Bill No. 2628 seeks to allow vendors, through a revocable permit, to set up shop on county-owned property like roads, parking lots and sidewalks. Currently, vending from county-owned property is prohibited.

Vending on those streets would bring a positive economic impact to the community by revitalizing historic towns, according to the bill.

It reads: “The county has the ability to issue similar revocable permits for limited vending within county rights-of-way, subject to terms of use and mitigation conditions.”

But Justus, owner of Talk Story Bookstore in Hanapepe, believes the language is too vague, which could lead to unintended consequences.

“It leaves the bill open for potential abuse,” he said.

One unintended consequence, Justus said, is a vendor would be able to set up shop in a parking lot next to an already established business. The street vendor’s business could have a negative impact on the brick-and-mortar establishments, he said.

While the bill was written with good intentions, Justus said, it needs to be properly vetted.

“It was presented in such a way that organizations in charge of the Hanapepe Art Night or Kapaa First Saturday Art Walk could control vendor activity on county-owned property, but the language doesn’t say that,” Justus said. “It says the applicant can get a permit to set up shop on any county road. So, if they set up in front of a business, the owner won’t have a say in what’s happening.”

With more activity on the streets, the potential for someone to get hurt is greater, Justus added.

“We’re talking about a situation that affects people’s safety and health,” he said.

Mike Hough, member of the Kapaa Business Association, agreed.

“There could potential lawsuits against the county if anyone would get run over in the streets,” he said. “And it’s not like the county is flushed with funds for lawsuits, so I don’t think we should encourage that.”

Hough said he, too, has questions about Bill No. 2628.

“I’m equally concerned about the use of county or state property without due consideration of how it’ll be used or who would be responsible for it,” he said.

According to the bill, the process for regulating vending should be clarified to distinguish vending between properties under the jurisdiction of the Department of Parks and Recreation and properties under the jurisdiction of the Department of Public Works.

Justus said he isn’t fighting against the bill — he wants the public to be aware of what is being discussed and the possible negative ramifications of passing it as is.

That’s why he started a petition against the bill, which he passed out to the businesses down Hanapepe Road.

The petition garnered over 25 signatures last week, he said.

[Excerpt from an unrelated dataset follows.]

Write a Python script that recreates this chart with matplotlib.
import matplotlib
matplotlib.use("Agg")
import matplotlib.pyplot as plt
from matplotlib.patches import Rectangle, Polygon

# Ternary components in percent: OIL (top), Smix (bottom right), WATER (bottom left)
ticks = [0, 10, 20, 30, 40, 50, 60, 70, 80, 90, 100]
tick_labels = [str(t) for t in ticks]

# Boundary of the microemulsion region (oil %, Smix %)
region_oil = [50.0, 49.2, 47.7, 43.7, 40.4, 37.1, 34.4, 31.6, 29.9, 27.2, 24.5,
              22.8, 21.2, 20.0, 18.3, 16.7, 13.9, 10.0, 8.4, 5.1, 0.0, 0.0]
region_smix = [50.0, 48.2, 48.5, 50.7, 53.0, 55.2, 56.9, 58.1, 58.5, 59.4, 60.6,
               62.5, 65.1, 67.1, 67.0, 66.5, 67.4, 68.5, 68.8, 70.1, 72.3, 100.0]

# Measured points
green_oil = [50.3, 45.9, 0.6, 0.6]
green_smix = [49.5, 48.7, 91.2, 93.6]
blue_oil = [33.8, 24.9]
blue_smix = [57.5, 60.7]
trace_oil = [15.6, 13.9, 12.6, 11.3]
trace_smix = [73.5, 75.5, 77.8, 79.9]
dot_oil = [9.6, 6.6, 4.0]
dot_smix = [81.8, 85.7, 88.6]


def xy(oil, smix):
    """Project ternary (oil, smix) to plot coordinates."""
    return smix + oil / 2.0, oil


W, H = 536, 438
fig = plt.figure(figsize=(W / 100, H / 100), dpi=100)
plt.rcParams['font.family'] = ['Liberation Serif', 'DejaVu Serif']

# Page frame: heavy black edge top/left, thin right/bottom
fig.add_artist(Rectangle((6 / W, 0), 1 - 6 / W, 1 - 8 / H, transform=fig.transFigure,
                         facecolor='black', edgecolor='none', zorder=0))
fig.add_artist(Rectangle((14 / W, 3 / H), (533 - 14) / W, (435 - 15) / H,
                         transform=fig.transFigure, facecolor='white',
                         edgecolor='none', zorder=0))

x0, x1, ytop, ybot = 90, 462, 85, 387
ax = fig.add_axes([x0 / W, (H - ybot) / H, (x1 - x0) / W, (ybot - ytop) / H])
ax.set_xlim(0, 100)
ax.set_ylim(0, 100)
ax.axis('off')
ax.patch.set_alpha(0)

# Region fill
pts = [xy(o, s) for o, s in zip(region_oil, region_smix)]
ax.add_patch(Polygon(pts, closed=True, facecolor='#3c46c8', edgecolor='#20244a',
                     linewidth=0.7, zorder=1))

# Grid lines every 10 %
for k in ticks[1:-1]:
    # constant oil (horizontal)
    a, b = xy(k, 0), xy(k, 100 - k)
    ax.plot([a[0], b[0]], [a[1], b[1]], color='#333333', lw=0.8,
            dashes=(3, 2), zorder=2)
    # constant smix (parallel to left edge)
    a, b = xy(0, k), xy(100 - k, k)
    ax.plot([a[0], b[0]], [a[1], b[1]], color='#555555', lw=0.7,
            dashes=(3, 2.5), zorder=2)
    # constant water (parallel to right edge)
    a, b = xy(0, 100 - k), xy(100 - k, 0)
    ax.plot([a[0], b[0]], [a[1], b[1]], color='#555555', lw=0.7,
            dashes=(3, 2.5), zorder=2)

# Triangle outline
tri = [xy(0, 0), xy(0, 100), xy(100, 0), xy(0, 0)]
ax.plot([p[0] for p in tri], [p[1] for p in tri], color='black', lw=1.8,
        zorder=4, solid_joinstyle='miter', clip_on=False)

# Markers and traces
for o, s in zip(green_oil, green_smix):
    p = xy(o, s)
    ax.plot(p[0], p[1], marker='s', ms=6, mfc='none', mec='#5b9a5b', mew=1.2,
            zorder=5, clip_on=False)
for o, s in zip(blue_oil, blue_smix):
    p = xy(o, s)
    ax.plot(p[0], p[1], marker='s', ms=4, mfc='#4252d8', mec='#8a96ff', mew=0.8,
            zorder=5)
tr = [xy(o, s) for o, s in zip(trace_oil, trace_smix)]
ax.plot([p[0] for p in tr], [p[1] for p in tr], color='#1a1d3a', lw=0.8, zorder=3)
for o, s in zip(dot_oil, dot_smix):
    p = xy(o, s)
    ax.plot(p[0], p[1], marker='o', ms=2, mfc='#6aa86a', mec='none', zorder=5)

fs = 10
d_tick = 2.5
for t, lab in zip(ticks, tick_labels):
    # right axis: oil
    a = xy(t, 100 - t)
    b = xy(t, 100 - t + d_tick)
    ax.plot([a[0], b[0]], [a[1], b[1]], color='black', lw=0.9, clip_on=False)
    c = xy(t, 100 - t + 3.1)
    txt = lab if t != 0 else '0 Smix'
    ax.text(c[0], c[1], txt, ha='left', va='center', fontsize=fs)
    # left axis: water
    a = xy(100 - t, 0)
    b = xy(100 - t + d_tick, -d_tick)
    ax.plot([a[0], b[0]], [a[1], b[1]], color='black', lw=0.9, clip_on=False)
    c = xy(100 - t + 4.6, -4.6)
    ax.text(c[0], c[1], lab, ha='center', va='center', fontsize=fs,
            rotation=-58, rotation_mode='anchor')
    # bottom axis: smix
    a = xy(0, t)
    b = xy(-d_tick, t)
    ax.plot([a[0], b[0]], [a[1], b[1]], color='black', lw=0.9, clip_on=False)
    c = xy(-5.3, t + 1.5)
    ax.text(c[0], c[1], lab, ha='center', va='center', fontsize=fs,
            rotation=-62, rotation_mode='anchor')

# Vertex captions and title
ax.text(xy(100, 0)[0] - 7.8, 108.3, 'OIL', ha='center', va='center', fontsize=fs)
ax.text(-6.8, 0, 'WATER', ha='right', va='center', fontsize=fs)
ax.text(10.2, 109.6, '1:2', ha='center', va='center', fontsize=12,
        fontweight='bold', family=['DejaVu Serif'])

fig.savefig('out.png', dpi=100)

He also has sent information to other businesses around the island, in hopes they will start petitions too.

“This doesn’t just affect Hanapepe, it affects the entire island,” he said.

Bill No. 2628 will be in committee Wednesday for further discussion.

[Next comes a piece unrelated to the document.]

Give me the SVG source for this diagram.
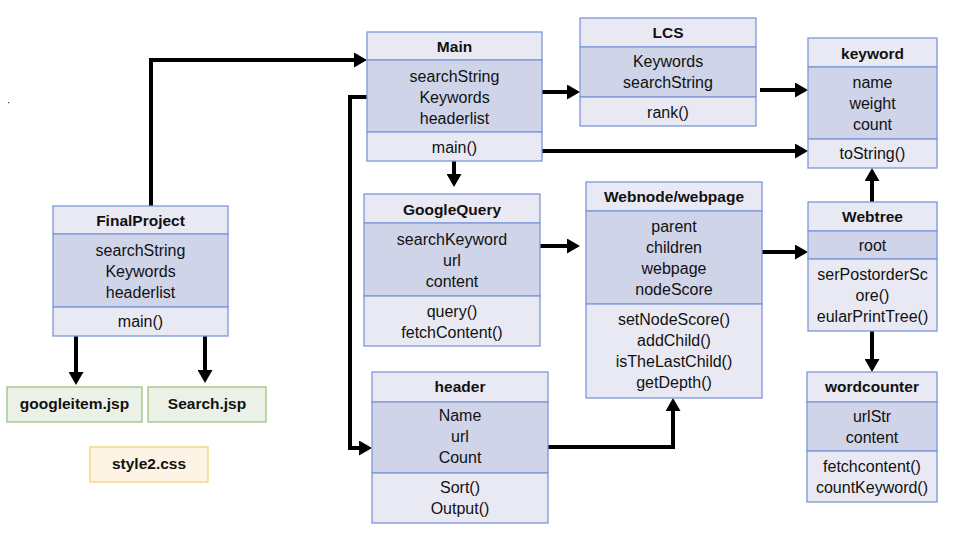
<svg xmlns="http://www.w3.org/2000/svg" width="960" height="540" viewBox="0 0 960 540">
<style>
.hd{fill:#E9E9F4;stroke:#7E97D8;stroke-width:1.3}
.at{fill:#CFD4E9;stroke:#7E97D8;stroke-width:1.3}
.t{font-family:"Liberation Sans",Arial,sans-serif;font-size:16px;fill:#111;text-anchor:middle}
.b{font-weight:bold;font-size:15.5px}
.gr{fill:#EBF1E6;stroke:#9CC47F;stroke-width:1.3}
.ye{fill:#FDF4E5;stroke:#F6D36C;stroke-width:1.3}
.c{fill:none;stroke:#000;stroke-width:4;stroke-linejoin:miter;marker-end:url(#ah)}
</style>
<defs>
<marker id="ah" markerUnits="userSpaceOnUse" markerWidth="13" markerHeight="15" refX="0" refY="7.5" orient="auto">
<path d="M0,0 L13,7.5 L0,15 z" fill="#000"/>
</marker>
</defs>
<rect width="960" height="540" fill="#fff"/>
<rect x="8" y="102" width="1.2" height="1.2" fill="#444"/>
<g id="connectors">
<path class="c" d="M151,206 V60 H354"/>
<path class="c" d="M367,97 H350 V448 H359"/>
<path class="c" d="M542,92 H567"/>
<path class="c" d="M542,151 H795"/>
<path class="c" d="M454,161 V174"/>
<path class="c" d="M760,90 H795"/>
<path class="c" d="M540,246 H567"/>
<path class="c" d="M762,252 H795"/>
<path class="c" d="M872,202 V181"/>
<path class="c" d="M872,331 V359"/>
<path class="c" d="M548,447 H673 V411"/>
<path class="c" d="M76,336 V372"/>
<path class="c" d="M205,336 V370"/>
</g>
<g id="FinalProject">
<rect class="hd" x="53" y="206" width="175" height="28"/>
<rect class="at" x="53" y="234" width="175" height="73"/>
<rect class="hd" x="53" y="307" width="175" height="29"/>
<text class="t b" x="140.5" y="226">FinalProject</text>
<text class="t" x="140.5" y="256">searchString</text>
<text class="t" x="140.5" y="277">Keywords</text>
<text class="t" x="140.5" y="298">headerlist</text>
<text class="t" x="140.5" y="327">main()</text>
</g>
<g id="googleitem">
<rect class="gr" x="7" y="387" width="135" height="35"/>
<text class="t b" x="74.5" y="409">googleitem.jsp</text>
</g>
<g id="search">
<rect class="gr" x="148" y="387" width="118" height="35"/>
<text class="t b" x="207" y="409">Search.jsp</text>
</g>
<g id="style2">
<rect class="ye" x="90" y="447" width="118" height="35"/>
<text class="t b" x="149" y="469">style2.css</text>
</g>
<g id="Main">
<rect class="hd" x="367" y="32" width="175" height="28"/>
<rect class="at" x="367" y="60" width="175" height="72"/>
<rect class="hd" x="367" y="132" width="175" height="29"/>
<text class="t b" x="454.5" y="52">Main</text>
<text class="t" x="454.5" y="82">searchString</text>
<text class="t" x="454.5" y="103">Keywords</text>
<text class="t" x="454.5" y="124">headerlist</text>
<text class="t" x="454.5" y="153">main()</text>
</g>
<g id="LCS">
<rect class="hd" x="580" y="18" width="176" height="29"/>
<rect class="at" x="580" y="47" width="176" height="50"/>
<rect class="hd" x="580" y="97" width="176" height="29"/>
<text class="t b" x="668" y="38">LCS</text>
<text class="t" x="668" y="67">Keywords</text>
<text class="t" x="668" y="88">searchString</text>
<text class="t" x="668" y="118">rank()</text>
</g>
<g id="keyword">
<rect class="hd" x="808" y="38" width="129" height="29"/>
<rect class="at" x="808" y="67" width="129" height="72"/>
<rect class="hd" x="808" y="139" width="129" height="29"/>
<text class="t b" x="872.5" y="59">keyword</text>
<text class="t" x="872.5" y="88">name</text>
<text class="t" x="872.5" y="109">weight</text>
<text class="t" x="872.5" y="130">count</text>
<text class="t" x="872.5" y="159">toString()</text>
</g>
<g id="GoogleQuery">
<rect class="hd" x="364" y="194" width="176" height="29"/>
<rect class="at" x="364" y="223" width="176" height="73"/>
<rect class="hd" x="364" y="296" width="176" height="50"/>
<text class="t b" x="452" y="215">GoogleQuery</text>
<text class="t" x="452" y="245">searchKeyword</text>
<text class="t" x="452" y="266">url</text>
<text class="t" x="452" y="287">content</text>
<text class="t" x="452" y="317">query()</text>
<text class="t" x="452" y="338">fetchContent()</text>
</g>
<g id="Webnode">
<rect class="hd" x="586" y="182" width="176" height="29"/>
<rect class="at" x="586" y="211" width="176" height="93"/>
<rect class="hd" x="586" y="304" width="176" height="94"/>
<text class="t b" x="674" y="202">Webnode/webpage</text>
<text class="t" x="674" y="232">parent</text>
<text class="t" x="674" y="253">children</text>
<text class="t" x="674" y="274">webpage</text>
<text class="t" x="674" y="295">nodeScore</text>
<text class="t" x="674" y="325">setNodeScore()</text>
<text class="t" x="674" y="346">addChild()</text>
<text class="t" x="674" y="367">isTheLastChild()</text>
<text class="t" x="674" y="388">getDepth()</text>
</g>
<g id="Webtree">
<rect class="hd" x="808" y="202" width="129" height="29"/>
<rect class="at" x="808" y="231" width="129" height="28"/>
<rect class="hd" x="808" y="259" width="129" height="72"/>
<text class="t b" x="872.5" y="222">Webtree</text>
<text class="t" x="872.5" y="251">root</text>
<text class="t" x="872.5" y="280">serPostorderSc</text>
<text class="t" x="872.5" y="301">ore()</text>
<text class="t" x="872.5" y="322">eularPrintTree()</text>
</g>
<g id="wordcounter">
<rect class="hd" x="807" y="372" width="130" height="30"/>
<rect class="at" x="807" y="402" width="130" height="49"/>
<rect class="hd" x="807" y="451" width="130" height="51"/>
<text class="t b" x="872" y="392">wordcounter</text>
<text class="t" x="872" y="422">urlStr</text>
<text class="t" x="872" y="443">content</text>
<text class="t" x="872" y="472">fetchcontent()</text>
<text class="t" x="872" y="493">countKeyword()</text>
</g>
<g id="header">
<rect class="hd" x="372" y="372" width="176" height="30"/>
<rect class="at" x="372" y="402" width="176" height="71"/>
<rect class="hd" x="372" y="473" width="176" height="50"/>
<text class="t b" x="460" y="392">header</text>
<text class="t" x="460" y="421">Name</text>
<text class="t" x="460" y="442">url</text>
<text class="t" x="460" y="463">Count</text>
<text class="t" x="460" y="493">Sort()</text>
<text class="t" x="460" y="514">Output()</text>
</g>
</svg>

Councilman Mason Chock said while in committee, the bill can be properly vetted and the council can address residents’ concerns.

“I anticipate concerns that have been expressed to be worked on with potential amendments. It is a good idea for the county to consider creating a process to mitigate the current growing issues from such ongoing community events,” he said. “However, all concerns and perspectives must be taken into consideration in passing a bill that will serve all.”

One solution is amending the bill so that it wouldn’t allow permits if a business owner objects to a vendor opening near them, said Councilwoman JoAnn Yukimura.

Communication between both parties could curb potential tension between street vendors and business owners, she added.

In order for that communication to happen, Chock said he hopes business owners will come to Wednesday’s committee meeting.

“I encourage all stakeholders potentially affected by the bill to come out and have their voices heard,” he said. “It’s the only way the council can possibly deliver a fair and equitable process to protect community interests and public safety.”